The bill, if enacted, would require the agency to submit a plan to the City Council, borough presidents, and community boards within two years. At a minimum, the plan must:
- Identify areas of the city in need of better access to transit
- Designate “priority corridors” within and between boroughs that can have BRT within 10 years
- Identify strategies for connecting BRT to existing and planned transit services, including ferries
- Estimate capital and operating costs for each BRT route
The plan does not have to be updated on a regular basis, but Lander is open to future modifications.

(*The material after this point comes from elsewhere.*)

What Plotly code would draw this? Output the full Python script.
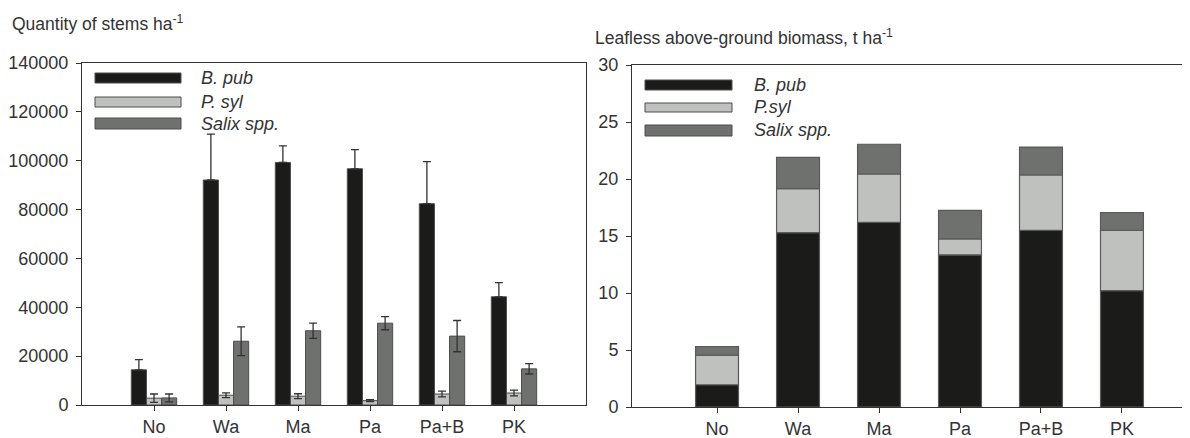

Although City Council members and mayoral candidates alike profess enthusiasm for BRT, upgrading the city’s bus network faces major hurdles. So far, the Select Bus Service program has attracted new riders and shaved trip times, but without any physically-separated or center-running busways, the routes don’t qualify as “true BRT” as defined by the Institute for Transportation and Development Policy.
SBS has rolled out at a pace of about one route per year. While two routes in the Bronx have been implemented with strong local backing, crosstown routes in Manhattan were either watered down (on 34th Street) or cancelled (on 125th Street) after facing pushback from businesses and local politicians. Meanwhile, flashing lights on SBS buses — which help riders tell them apart from local buses — remain dark due to Albany inaction.
While the MTA signaled its commitment to continuing the rollout of enhanced bus routes by releasing an updated “phase two” SBS map this week, it’s an open question whether the next administration’s DOT will be committed to the heavy lifting required to reallocate road space for dedicated busways.
Lander’s bill is modeled on the 2008 law that required the Department of City Planning to create a comprehensive waterfront plan, and he cited the Solid Waste Management Plan as another successful model for this bill. “In general, the city would be better served by more systems-level infrastructure planning,” he said. Unlike many cities, New York does not have a comprehensive citywide plan that links land use, transportation, and other key issues. Even the city’s bike master plan was last updated in 1996.
Lander is confident the city will continue to make progress on bicycling despite lacking a comprehensive plan, but for BRT, he thinks the future is less certain. “On bike infrastructure, this administration has done enough that the path forward has been given a very strong push,” he said. “On BRT we don’t have that momentum yet.”